The whole heaven and the whole earth and all things beyond
the confines of the world are filled with God. Everywhere he is
very close to us, yes, much more than that, he is in us. Look at the
sun again! Fixed in the sky, its light is still poured out over all the
earth. It is equally present everywhere and penetrates everything. Its splendor is nowhere dimmed. How much more is God
present, he who is the creator of all things and sees all things,
from whom nothing can remain hidden!
Minucius Felix, rd century

God. The very word implies belief, for if we cannot see, we must
believe. Our senses, which so marvelously apprise us of our surroundings, are utterly useless when dealing with an abstraction. But
how is it with joy? With sorrow? Just because they cannot be seen,
heard, or touched, is their existence denied? No, for our experience
of them is so strong, and their effects so tangible, that we have no
difficulty accepting them as reality.

So it is with God, he whom we know and love but do not fully
understand. Who is he? Our very notions of him seem full of contradictions. Despite his invisible nature, he is eminently visible. He
is so great, yet so small; creator as well as destroyer; immeasurably
loving, yet stern. God sees all and moves all, yet is himself unseen
and unchangeable. Desmond Tutu quotes a Bantu verse that puts
this well:

In the beginning was God,
Today is God,
Tomorrow will be God.
Who can make an image of God?
He has no body.
He is the word that comes out of your mouth.
That word! It is no more,
It is past, and still it lives!
So is God.
And which one of us has not, in distress or anger if not in joy, lifted
a voice to God? Perhaps it has been only in a vain hope that if he is
there, he might – just possibly – pay attention to our pleading. But
that is the beginning.

Prayer, as I noted in the previous chapter, is often no more than a
sigh, a yearning of the heart, an expression of one’s need for help.
As such, it is also an acknowledgment, even if subconscious, of a
being greater than ourselves.

Polls tell us that the majority of Americans pray daily, and almost
all of these have experienced satisfactory answers to prayer. What
does this mean? Can we conclude that this is a nation of God-fearing souls who love their neighbors as themselves?
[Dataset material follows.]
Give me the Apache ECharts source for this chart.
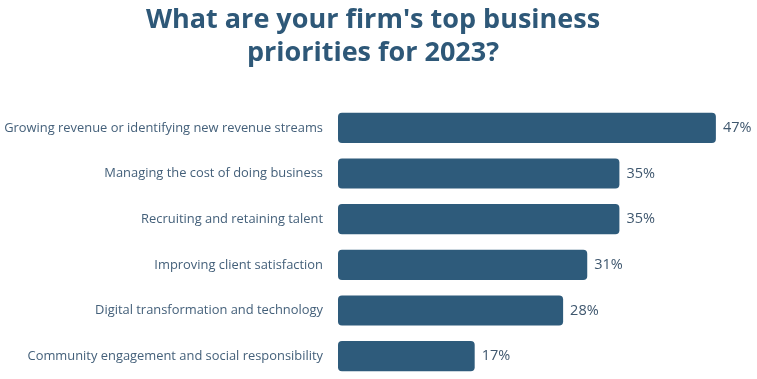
<!DOCTYPE html>
<html><head><meta charset="utf-8">
<script src="https://cdn.jsdelivr.net/npm/echarts@6/dist/echarts.min.js"></script>
<style>html,body{margin:0;padding:0;background:#fff}#c{width:757px;height:379px}</style>
</head><body><div id="c"></div>
<script>
const categories = [
  "Growing revenue or identifying new revenue streams",
  "Managing the cost of doing business",
  "Recruiting and retaining talent",
  "Improving client satisfaction",
  "Digital transformation and technology",
  "Community engagement and social responsibility"
];
const values = [47, 35, 35, 31, 28, 17];
const titleText = "What are your firm's top business\npriorities for 2023?";

const chart = echarts.init(document.getElementById('c'));
chart.setOption({
  backgroundColor: '#ffffff',
  animation: false,
  title: {
    text: titleText,
    left: 368, top: -1, textAlign: 'center',
    textStyle: { fontFamily: 'Open Sans', fontWeight: 'bold', fontSize: 27, lineHeight: 33, color: '#2e5878' }
  },
  grid: { left: 338, right: 17, top: 105, bottom: 0 },
  xAxis: { type: 'value', min: 0, max: 50, show: false },
  yAxis: {
    type: 'category', data: categories, inverse: true,
    axisLine: { show: false }, axisTick: { show: false },
    axisLabel: { margin: 15, fontFamily: 'Open Sans', fontSize: 12.9, color: '#44607a' }
  },
  series: [{
    type: 'bar', data: values, barCategoryGap: '34%',
    itemStyle: { color: '#2e5b7b', borderRadius: 4 },
    label: { show: true, position: 'right', distance: 7, formatter: '{c}%', fontFamily: 'Open Sans', fontSize: 14.5, color: '#3f576e' }
  }]
});
</script></body></html>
Hardly. But it
tells us that, at least in the privacy of the home, many do turn to
God. And apparently they have found a deep inner dimension to
their own selves, a dimension that is hidden in the soul of every
person, latent, waiting to be awakened.

Ron, an acquaintance
whose sister was murdered in 1983, was
justifiably angry: at God, at society, and at his sister’s killer. But underneath it all, there was more:

I probably prayed on and off my whole life, even though I didn’t
really know it. I guess I was just talking with God… I was at the
bottom. I was ready to kill myself; I really was. And I got down on
my knees and asked God to come into my life. He answered my
prayer: he just didn’t say anything. It was the way things
changed, I knew he had answered me…I wasn’t angry anymore.
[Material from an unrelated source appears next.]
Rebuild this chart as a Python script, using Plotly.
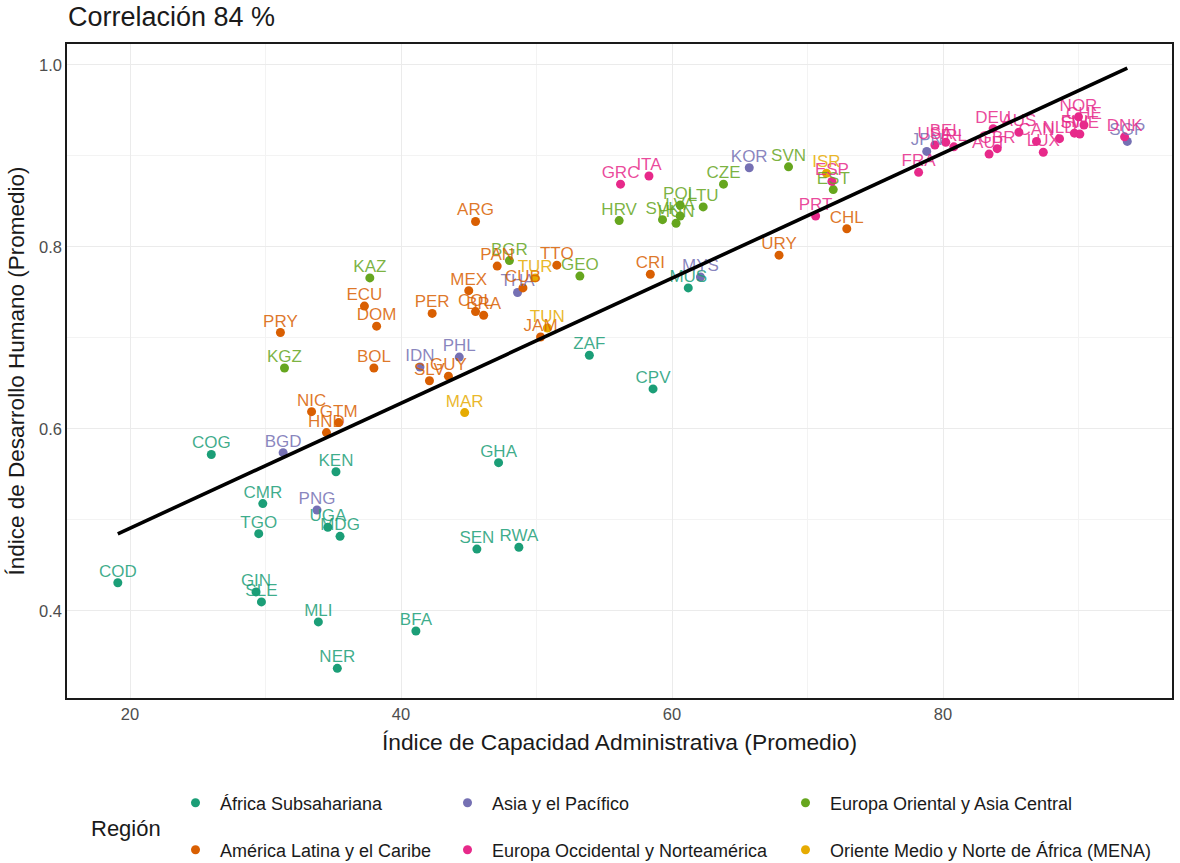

Poet Jane Kenyon, who recently died of leukemia, wrote that she
and her husband got into the habit of going to church because that
is what their neighbors expected of them. Kenyon soon realized
how spiritually empty she was.

“Before I knew what had happened to me, I’d become a believer, not in the frightening God of my childhood, but in a God
who, if you asked, forgives you no matter how far down in the
well you are. If I didn’t believe that, I couldn’t live.”
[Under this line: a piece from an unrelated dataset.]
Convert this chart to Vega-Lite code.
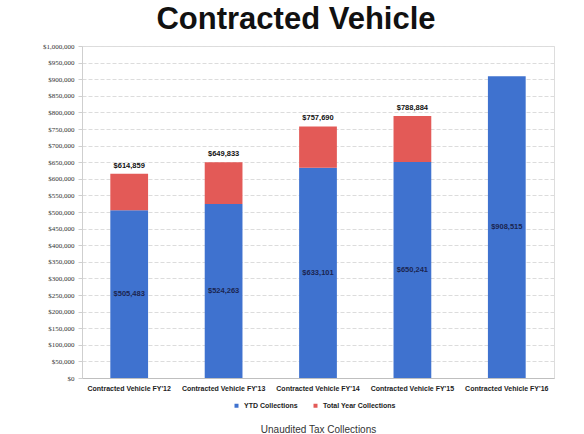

I like to think of belief as a child slipping her small hand into the
welcoming hand of her father or mother. Many emotions and experiences are expressed in that simple act, but perhaps the most basic
is “connectedness.” Hand in hand, we establish a bond of trust and
love. There are times when something within us makes it difficult
to reach out with our hand, and it becomes an effort to accept the
waiting hand. But when we do, what a relief comes over us! Now
we are able to pour out our hearts, and God can work in us. Now
we are ready to hear his answer.

How is it possible to find such inner certainty? Because God
works in each individual in a unique way, each one will respond differently to his prompting and prodding. For most of us, faith will
not come easily. More often given than earned, it may be elusive,
too. One day it may seem to drop into our laps; the next, we may
have to struggle to hold on to it. When the going is rough, this may
seem discouraging. Yet as novelist Flannery O’Connor once suggested in a letter she wrote to a young friend, there is no such thing
as belief without doubt or struggle.

I think the experience of losing your faith, or of having lost it, is
an experience that in the long run belongs to faith; or at least it
can belong to faith if faith is still valuable to you, and it must be
or you would not have written me about this.
I don’t know how the kind of faith required of a Christian
living in the 20th century can be at all if it is not grounded on
this experience that you are having right now of unbelief.
“Lord, I believe. Help my unbelief.” This is the most natural
and most human and most agonizing prayer in the gospels, and
I think it is the foundation prayer of faith.
A friend once wrote to the poet Gerard Manley Hopkins and
asked him to tell him how he could believe. He must have expected a long philosophical answer. Hopkins wrote back, “give
alms.” Perhaps he was trying to say that God is to be experienced in Charity (in the sense of love for the divine image in human beings). Don’t get so entangled with intellectual difficulties
that you fail to look for God in this way.
Faith is what you have in the absence of knowledge… and
that absence doesn’t bother me because I have got, over the
years, a sense of the immense sweep of creation, of the evolutionary process in everything, of how incomprehensible God
must necessarily be to be the God of heaven and earth. You can’t
fit the Almighty into your intellectual categories.
If you want your faith, you have to work for it. It is a gift, but
for very few is it a gift given without any demand for time devoted to its cultivation…Even in the life of a Christian, faith rises
and falls like the tides of an invisible sea. It’s there, even when he
can’t see it or feel it, if he wants it to be there.